April 27, 2017 at 1:36 am

Status quo ante bellum:

The American “Government Assessment” is backed by an anonymous “Israeli Intelligence Assessment” and now, the chef d’oeuvre, a French “National Evaluation”
http://www.diplomatie.gouv.fr/IMG/pdf/170425_-_evaluation_nationale_-_anglais_-_final_cle0dbf47-1.pdf

French claims of a “Clandestine Syrian chemical weapons programme” rely on “allegations” of chemical use laundered by Bellingcat.

Back in 2003, it was a cascade of grandiose but evidence free WMD claims and waving a little vial at the United Nations.

Today in 2017, it is the climax of a steady feed of ambiguous WMD allegations, a false flag version of a “death by a thousand cuts”, and waving a bogus French “National Assessment” at Les Nations Unies.

The French report directly relies on long ago debunked claims about hexamine from Dan Kaszeta, a collaborator with Atlantic Council-funded disinformation operative Eliot Higgins.

In 2014, professor Theodore A. Postol of MIT concluded that Kaszeta, the mainstream media’s frequently cited “chemical weapons expert” on Syria, was a fraud.

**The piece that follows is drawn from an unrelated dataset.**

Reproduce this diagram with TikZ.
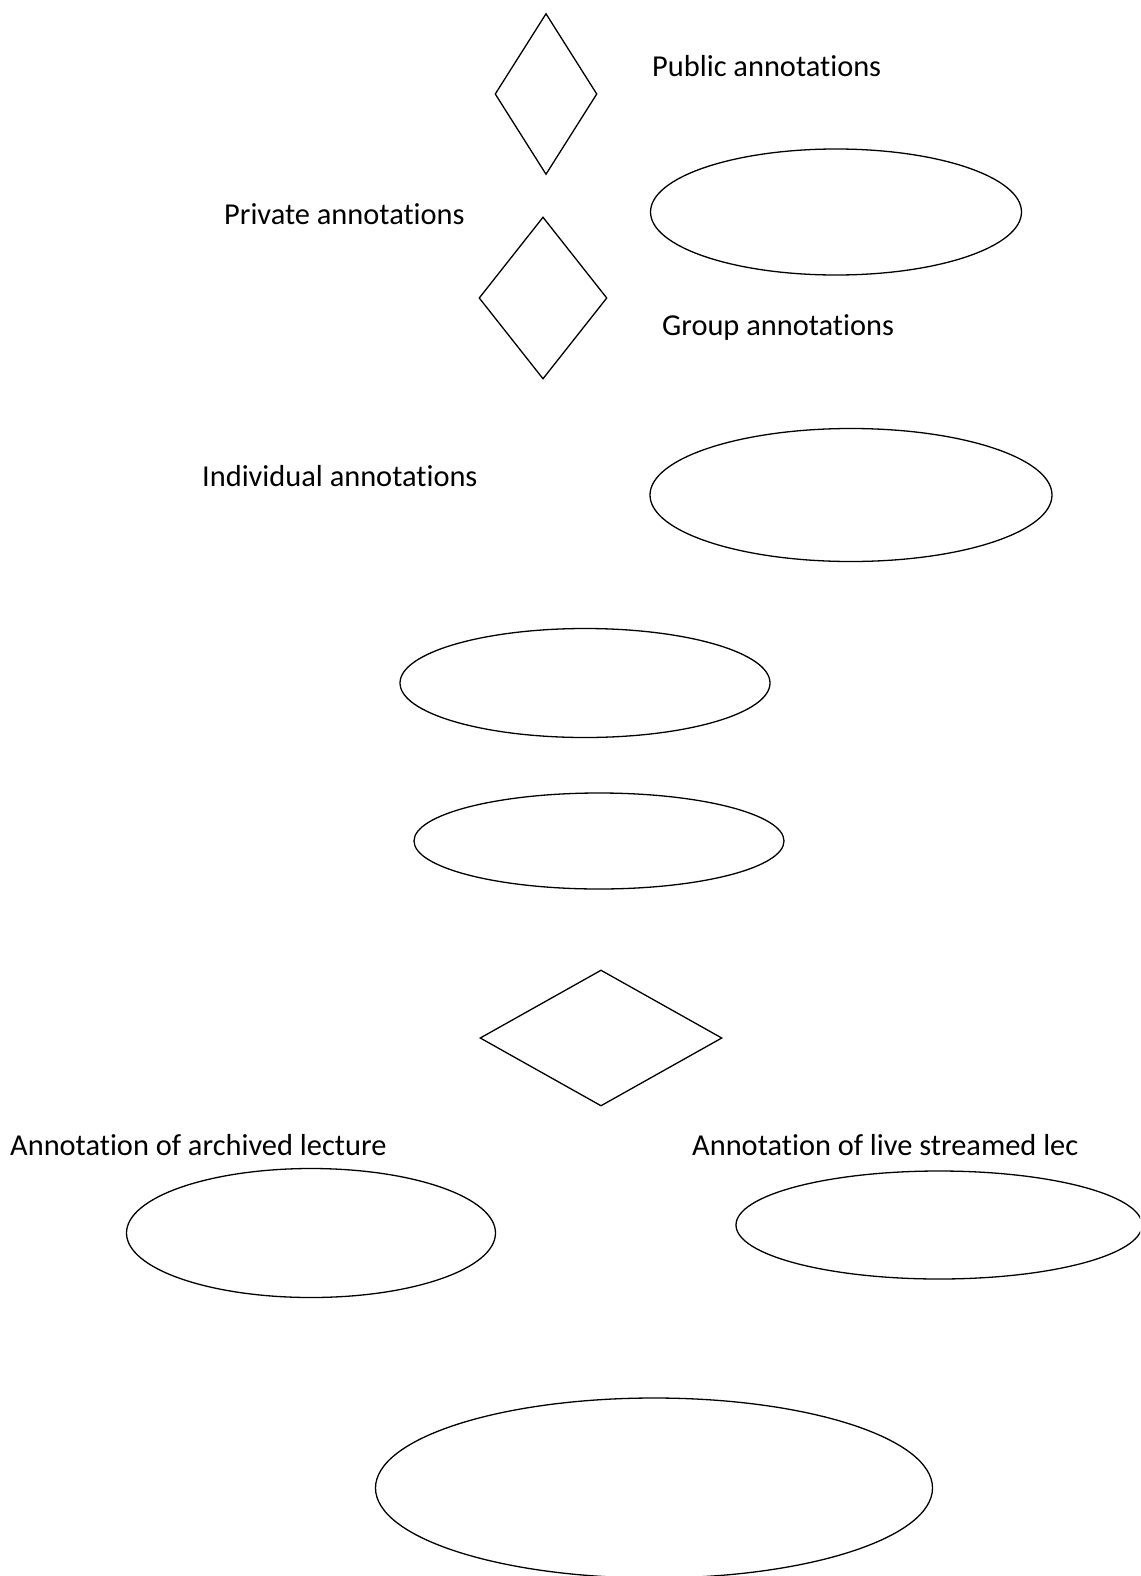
\documentclass[tikz,border=0pt]{standalone}
\usepackage{fontspec}
\setmainfont{Carlito}[Ligatures={NoCommon}]
\usetikzlibrary{shapes.geometric}
\definecolor{Ink}{HTML}{000000}
\tikzset{
  choicebox/.style={draw=Ink,diamond,inner sep=0pt,line width=1.3pt},
  entitybox/.style={draw=Ink,ellipse,inner sep=0pt,line width=1.3pt},
  labeltext/.style={anchor=west,inner sep=0pt,text=Ink,font=\fontsize{30.4}{36}\selectfont}
}
\begin{document}
\begin{tikzpicture}[x=1pt,y=-1pt]
  \clip (0,0) rectangle (1140,1576);
  \node[choicebox,minimum width=102pt,minimum height=161pt] (pubchoice) at (546,94) {};
  \node[labeltext] (public) at (652,66) {Public annotations};
  \node[entitybox,minimum width=371pt,minimum height=126pt] (pubent) at (836,212) {};
  \node[labeltext] (private) at (224,214) {Private annotations};
  \node[choicebox,minimum width=128pt,minimum height=162pt] (grpchoice) at (543,298) {};
  \node[labeltext] (group) at (662,327) {Group annotations};
  \node[labeltext] (indiv) at (202,476) {Individual annotations};
  \node[entitybox,minimum width=402pt,minimum height=133pt] (grpent) at (851,495) {};
  \node[entitybox,minimum width=370pt,minimum height=109pt] (privent) at (585,683) {};
  \node[entitybox,minimum width=370pt,minimum height=96pt] (indivent) at (599,841) {};
  \node[choicebox,minimum width=242pt,minimum height=136pt] (lecchoice) at (601,1038) {};
  \node[labeltext] (archived) at (10,1145) {Annotation of archived lecture};
  \node[labeltext] (live) at (692,1145) {Annotation of live streamed lec};
  \node[entitybox,minimum width=369pt,minimum height=129pt] (archent) at (311,1233) {};
  \node[entitybox,minimum width=406pt,minimum height=108pt] (liveent) at (939,1225) {};
  \node[entitybox,minimum width=557pt,minimum height=180pt] (lecture) at (654,1488) {};
\end{tikzpicture}
\end{document}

Kaszeta and Higgins both remains frauds, and the Bellingcat “fake news” site continues to be the media’s (and the Trump administration’s) main source for “experts” on the war in Syria.

The French report also refers repeatedly to “air strikes” and “air capacities”. The French even make the extraordinary claim that ” Modelling, on the basis of the crater’s characteristics, confirmed with a very high level of confidence that it was dropped from the air.” No evidence or data are presented to substantiate this claim.